I happened to be training a gelding for a lady who was planning to ride it sidesaddle. Moreover, she had a tendency to ride sidesaddle in parades. I let her know that I’d been roping calves with her horse. Her question was,
“What on earth has roping to do with riding sidesaddle? “
In answer to that question, I have discovered several benefits to teaching a horse to work with a rope. First off, in order to use a rope, the horse has to be ridden with one hand on the reins, in other words,neck reined. That means additional training for the horse, beyond riding with two hands. It means a more finished horse. The finished horse works more from seat bone signals than from the reins, and a side saddle horse needs to have that seat bone control, since there is no leg to control the right side of the horse
Then, a rope horse has to be more “de-spooked” or ”bomb proofed” so that it doesn’t get upset by being rubbed, and tapped by the rope.

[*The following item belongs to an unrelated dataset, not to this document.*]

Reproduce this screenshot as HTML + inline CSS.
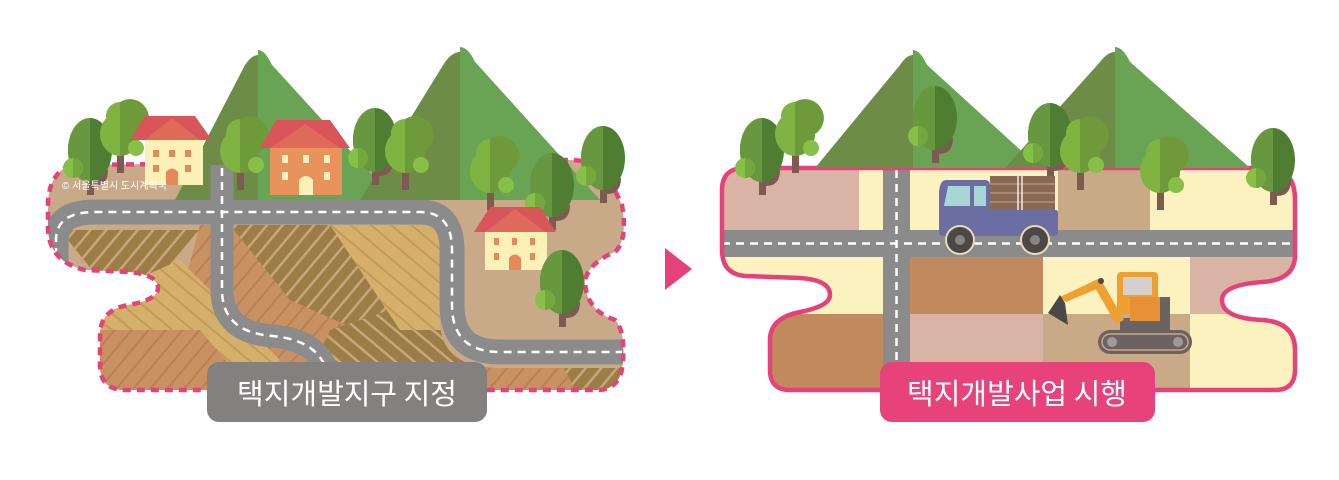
<!DOCTYPE html>
<html><head><meta charset="utf-8"><style>
html,body{margin:0;padding:0;background:#fff;}
svg{display:block}
</style></head><body>
<svg width="1339" height="480" viewBox="0 0 1339 480" xmlns="http://www.w3.org/2000/svg">
<defs>
  <g id="tree">
    <path d="M-3 10 L4 10 L4 45 L-3 45 Z" fill="#7d5b52"/>
    <path d="M4 28 Q14 30 14 20 L18 20 Q18 36 4 36 Z" fill="#7d5b52"/>
    <ellipse cx="0" cy="0" rx="22" ry="32" fill="#4f7e33"/>
    <path d="M0 -32 A22 32 0 0 0 0 32 Z" fill="#67973f"/>
    <circle cx="-17" cy="18" r="10" fill="#86c046"/>
    <path d="M-17 8 A10 10 0 0 1 -17 28 Z" fill="#74a83c"/>
  </g>
  <g id="tree2">
    <path d="M-3 10 L4 10 L4 45 L-3 45 Z" fill="#7d5b52"/>
    <circle cx="0" cy="-12" r="14" fill="#7fb443"/>
    <ellipse cx="0" cy="6" rx="20" ry="22" fill="#7fb443"/>
    <path d="M0 -26 L0 28 A20 22 0 0 0 20 6 A14 14 0 0 0 0 -26Z" fill="#6f9a3a"/>
    <circle cx="16" cy="20" r="8" fill="#86c046"/>
  </g>
  <pattern id="pA" width="12" height="12" patternUnits="userSpaceOnUse" patternTransform="rotate(40)">
    <rect width="12" height="12" fill="#9c7d45"/><rect width="2.5" height="12" fill="#c9a67a"/>
  </pattern>
  <pattern id="pB" width="13" height="13" patternUnits="userSpaceOnUse" patternTransform="rotate(40)">
    <rect width="13" height="13" fill="#c99062"/><rect width="2" height="13" fill="#b88058"/>
  </pattern>
  <pattern id="pC" width="13" height="13" patternUnits="userSpaceOnUse" patternTransform="rotate(-50)">
    <rect width="13" height="13" fill="#d4b06a"/><rect width="2" height="13" fill="#c39a5c"/>
  </pattern>
  <pattern id="pD" width="12" height="12" patternUnits="userSpaceOnUse" patternTransform="rotate(-50)">
    <rect width="12" height="12" fill="#9c7d45"/><rect width="2.5" height="12" fill="#c9a67a"/>
  </pattern>
  <clipPath id="cl">
    <path id="blobL" d="M70 165 L570 160 Q600 160 610 180 L622 205 Q628 240 615 252 Q590 262 585 280 Q585 310 615 320 Q625 330 623 360 Q622 388 600 390 L125 390 Q100 390 100 365 L100 335 Q100 310 128 305 Q158 300 158 288 Q158 275 130 272 L85 270 Q50 262 48 230 L48 205 Q48 175 70 165 Z"/>
  </clipPath>
  <clipPath id="cf">
    <path d="M40 222 L440 222 L440 320 Q440 368 500 368 L630 368 L630 400 L40 400 Z"/>
  </clipPath>
  <clipPath id="cr">
    <path d="M745 168 L1270 168 Q1295 170 1295 200 L1295 255 Q1295 280 1262 282 Q1222 285 1222 300 Q1222 318 1262 320 Q1295 322 1295 350 L1295 370 Q1295 390 1275 390 L790 390 Q770 390 770 370 L770 340 Q770 318 800 312 Q830 306 830 295 Q830 280 800 278 L745 276 Q722 274 722 250 L722 190 Q722 168 745 168 Z"/>
  </clipPath>
</defs>

<!-- LEFT PANEL -->
<g clip-path="url(#cl)">
  <rect x="40" y="140" width="600" height="260" fill="#c8a988"/>
  <g clip-path="url(#cf)">
  <polygon points="60,230 200,230 140,300 100,280" fill="url(#pA)"/>
  <polygon points="200,225 330,225 420,330 320,400 180,300" fill="url(#pB)"/>
  <polygon points="90,300 180,260 280,360 250,400 90,400" fill="url(#pC)"/>
  <polygon points="100,330 200,330 260,400 100,400" fill="url(#pB)"/>
  <polygon points="230,225 420,225 450,300 380,340 290,300" fill="url(#pA)"/>
  <polygon points="330,330 420,300 500,370 470,400 300,400" fill="url(#pD)"/>
  <polygon points="330,225 445,225 445,330 400,330" fill="url(#pC)"/>
  <polygon points="470,360 560,360 600,400 440,400" fill="url(#pB)"/>
  <polygon points="560,360 630,360 630,400 580,400" fill="url(#pA)"/>
  </g>
  <g fill="none">
  <path d="M56 275 L56 240 Q56 212 95 212 L420 212 Q452 212 452 250 L452 305 Q452 352 500 352 L630 352" stroke="#8c8b8b" stroke-width="25"/>
  <path d="M222 165 L222 290 Q222 332 272 336 Q320 340 328 375" stroke="#8c8b8b" stroke-width="23"/>
  <path d="M56 270 L56 240 Q56 212 95 212 L420 212 Q452 212 452 250 L452 305 Q452 352 500 352 L622 352" stroke="#fff" stroke-width="2.5" stroke-dasharray="8 6"/>
  <path d="M222 168 L222 290 Q222 332 272 336 Q320 340 328 375" stroke="#fff" stroke-width="2.5" stroke-dasharray="8 6"/>
  </g>
</g>
<use href="#blobL" fill="none" stroke="#e5417b" stroke-width="4.5" stroke-dasharray="8 6"/>
<!-- mountains left -->
<path d="M175 200 L245 65 Q258 45 272 65 L395 200 Z" fill="#6c8c47"/>
<path d="M258 50 Q265 50 272 65 L395 200 L258 200 Z" fill="#69a454"/>
<path d="M360 200 L445 62 Q460 42 475 62 L600 200 Z" fill="#6c8c47"/>
<path d="M460 47 Q468 47 475 62 L600 200 L460 200 Z" fill="#69a454"/>
<g fill="none">
  <path d="M222 165 L222 200" stroke="#8c8b8b" stroke-width="23"/>
  <path d="M222 168 L222 200" stroke="#fff" stroke-width="2.5" stroke-dasharray="8 6"/>
</g>
<!-- trees and houses left -->
<use href="#tree" x="90" y="150"/>
<use href="#tree2" x="120" y="128"/>
<g>
  <rect x="145" y="140" width="58" height="45" fill="#fbf0b6"/>
  <polygon points="130,140 145,116 195,116 212,140" fill="#d8555a"/>
  <polygon points="145,140 172,118 200,140" fill="#e06a5a"/>
  <rect x="153" y="150" width="6" height="7" fill="#e48a5a"/><rect x="169" y="150" width="6" height="7" fill="#e48a5a"/><rect x="185" y="150" width="6" height="7" fill="#e48a5a"/>
  <rect x="153" y="165" width="6" height="7" fill="#e48a5a"/><rect x="185" y="165" width="6" height="7" fill="#e48a5a"/>
  <path d="M166 185 L166 172 Q172 165 178 172 L178 185Z" fill="#e48a5a"/>
</g>
<use href="#tree2" x="240" y="145"/>
<g>
  <rect x="270" y="145" width="72" height="50" fill="#e8935e"/>
  <polygon points="260,148 276,120 330,120 350,148" fill="#d8555a"/>
  <polygon points="270,148 305,124 340,148" fill="#e06a5a"/>
  <rect x="282" y="155" width="6" height="8" fill="#fbf0b6"/><rect x="303" y="155" width="6" height="8" fill="#fbf0b6"/><rect x="324" y="155" width="6" height="8" fill="#fbf0b6"/>
  <rect x="282" y="172" width="6" height="8" fill="#fbf0b6"/><rect x="324" y="172" width="6" height="8" fill="#fbf0b6"/>
  <path d="M299 195 L299 180 Q306 172 313 180 L313 195Z" fill="#fbf0b6"/>
</g>
<use href="#tree" x="375" y="140"/>
<use href="#tree2" x="405" y="145"/>
<use href="#tree2" x="490" y="165"/>
<use href="#tree" x="552" y="185"/>
<use href="#tree" x="603" y="158"/>
<g>
  <rect x="485" y="230" width="62" height="40" fill="#fbf0b6"/>
  <polygon points="474,232 490,207 540,207 556,232" fill="#d8555a"/>
  <polygon points="485,232 515,209 545,232" fill="#e06a5a"/>
  <rect x="494" y="238" width="5" height="7" fill="#e48a5a"/><rect x="512" y="238" width="5" height="7" fill="#e48a5a"/><rect x="530" y="238" width="5" height="7" fill="#e48a5a"/>
  <rect x="494" y="253" width="5" height="7" fill="#e48a5a"/><rect x="530" y="253" width="5" height="7" fill="#e48a5a"/>
  <path d="M509 270 L509 258 Q515 251 521 258 L521 270Z" fill="#e48a5a"/>
</g>
<use href="#tree" x="562" y="282"/>
<text x="62" y="189" font-family="Liberation Sans,'Noto Sans CJK KR',sans-serif" font-size="10" fill="#fff">© 서울특별시 도시계획국</text>

<rect x="207" y="362" width="280" height="60" rx="12" fill="#858080"/>
<text x="347" y="404" text-anchor="middle" font-family="'Noto Sans CJK KR',sans-serif" font-size="29" fill="#fff">택지개발지구 지정</text>

<!-- arrow -->
<polygon points="665,248 692,269 665,290" fill="#e5417b"/>

<!-- RIGHT PANEL -->
<g clip-path="url(#cr)">
  <rect x="715" y="160" width="590" height="240" fill="#fbf2c0"/>
  <rect x="715" y="160" width="144" height="72" fill="#d9b4a4"/>
  <rect x="1058" y="160" width="92" height="72" fill="#c9aa86"/>
  <rect x="910" y="256" width="133" height="58" fill="#c08a5e"/>
  <rect x="1190" y="256" width="110" height="58" fill="#d9b4a4"/>
  <rect x="715" y="314" width="168" height="90" fill="#c08a5e"/>
  <rect x="910" y="314" width="133" height="90" fill="#d9b4a4"/>
  <rect x="1043" y="314" width="147" height="90" fill="#c9aa86"/>
  <rect x="715" y="230" width="590" height="27" fill="#8c8b8b"/>
  <rect x="883" y="160" width="27" height="240" fill="#8c8b8b"/>
  <line x1="722" y1="243.5" x2="1295" y2="243.5" stroke="#fff" stroke-width="2.5" stroke-dasharray="8 6"/>
  <line x1="896.5" y1="170" x2="896.5" y2="390" stroke="#fff" stroke-width="2.5" stroke-dasharray="8 6"/>
</g>
<path d="M745 168 L1270 168 Q1295 170 1295 200 L1295 255 Q1295 280 1262 282 Q1222 285 1222 300 Q1222 318 1262 320 Q1295 322 1295 350 L1295 370 Q1295 390 1275 390 L790 390 Q770 390 770 370 L770 340 Q770 318 800 312 Q830 306 830 295 Q830 280 800 278 L745 276 Q722 274 722 250 L722 190 Q722 168 745 168 Z" fill="none" stroke="#e5417b" stroke-width="4.5"/>
<!-- mountains right -->
<path d="M815 168 L900 65 Q913 45 927 65 L1040 168 Z" fill="#6c8c47"/>
<path d="M913 50 Q920 50 927 65 L1040 168 L913 168 Z" fill="#69a454"/>
<path d="M1005 168 L1100 62 Q1115 42 1130 62 L1250 168 Z" fill="#6c8c47"/>
<path d="M1115 47 Q1123 47 1130 62 L1250 168 L1115 168 Z" fill="#69a454"/>
<use href="#tree" x="762" y="150"/>
<use href="#tree2" x="795" y="128"/>
<use href="#tree" x="935" y="118"/>
<use href="#tree" x="1050" y="135"/>
<use href="#tree2" x="1080" y="145"/>
<use href="#tree2" x="1160" y="165"/>
<use href="#tree" x="1273" y="160"/>
<!-- truck -->
<g>
  <rect x="990" y="176" width="65" height="36" fill="#8a6856"/>
  <g stroke="#a98674" stroke-width="2"><line x1="990" y1="184" x2="1055" y2="184"/><line x1="990" y1="193" x2="1055" y2="193"/><line x1="990" y1="202" x2="1055" y2="202"/></g>
  <line x1="1018" y1="176" x2="1018" y2="212" stroke="#f3e9e0" stroke-width="1.5"/><line x1="1022" y1="176" x2="1022" y2="212" stroke="#f3e9e0" stroke-width="1.5"/>
  <path d="M946 180 L985 180 Q990 180 990 186 L990 210 L1056 210 Q1058 210 1058 214 L1058 232 Q1058 236 1054 236 L944 236 Q939 236 939 232 L939 192 Q940 180 946 180 Z" fill="#6b6ea2"/>
  <path d="M948 186 L970 186 L970 206 L944 206 Z" fill="#a8d6d2"/>
  <rect x="974" y="186" width="12" height="20" fill="#a8d6d2"/>
  <circle cx="960" cy="240" r="15" fill="#e9dcb0"/><circle cx="960" cy="240" r="13" fill="#4d4848"/><circle cx="960" cy="240" r="5" fill="#8a8585"/>
  <circle cx="1035" cy="240" r="15" fill="#e9dcb0"/><circle cx="1035" cy="240" r="13" fill="#4d4848"/><circle cx="1035" cy="240" r="5" fill="#8a8585"/>
</g>
<!-- excavator -->
<g>
  <rect x="1098" y="330" width="94" height="24" rx="12" fill="#6b6362"/>
  <rect x="1102" y="334" width="86" height="16" rx="8" fill="none" stroke="#c9a886" stroke-width="1.5"/>
  <circle cx="1112" cy="342" r="5" fill="#a09a99"/><circle cx="1178" cy="342" r="5" fill="#a09a99"/>
  <rect x="1120" y="318" width="50" height="12" fill="#6b6362"/>
  <rect x="1117" y="272" width="41" height="42" rx="4" fill="#f0a030"/>
  <rect x="1123" y="277" width="29" height="18" fill="#d5d0cd"/>
  <rect x="1130" y="297" width="36" height="24" fill="#e89035"/>
  <rect x="1160" y="297" width="10" height="24" fill="#6b6362"/>
  <polygon points="1060,297 1100,278 1104,286 1066,302" fill="#f0a030"/>
  <polygon points="1100,278 1124,320 1116,324 1094,286" fill="#f0a030"/>
  <circle cx="1101" cy="281" r="3" fill="#4d4848"/>
  <polygon points="1060,295 1048,313 1068,325 1065,303" fill="#4d4848"/>
</g>
<rect x="880" y="362" width="275" height="60" rx="12" fill="#e8427b"/>
<text x="1017" y="404" text-anchor="middle" font-family="'Noto Sans CJK KR',sans-serif" font-size="29" fill="#fff">택지개발사업 시행</text>
</svg>
</body></html>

In addition, it needs not to react to whatever is on the other end of the rope. Such a horse will be more accepting of the garments worn when riding aside, with fabric which occasionally flutters in the breeze, and of the noise and movement along a parade route.
A word of caution, however, is that the trainer who is using the rope also needs to be taught the art and science of roping, for there are indeed dangers involved when ropes, legs, fingers,horses and saddles all come together. If that weren’t true, where would cowboys get all those wonderful wreck stories they tell?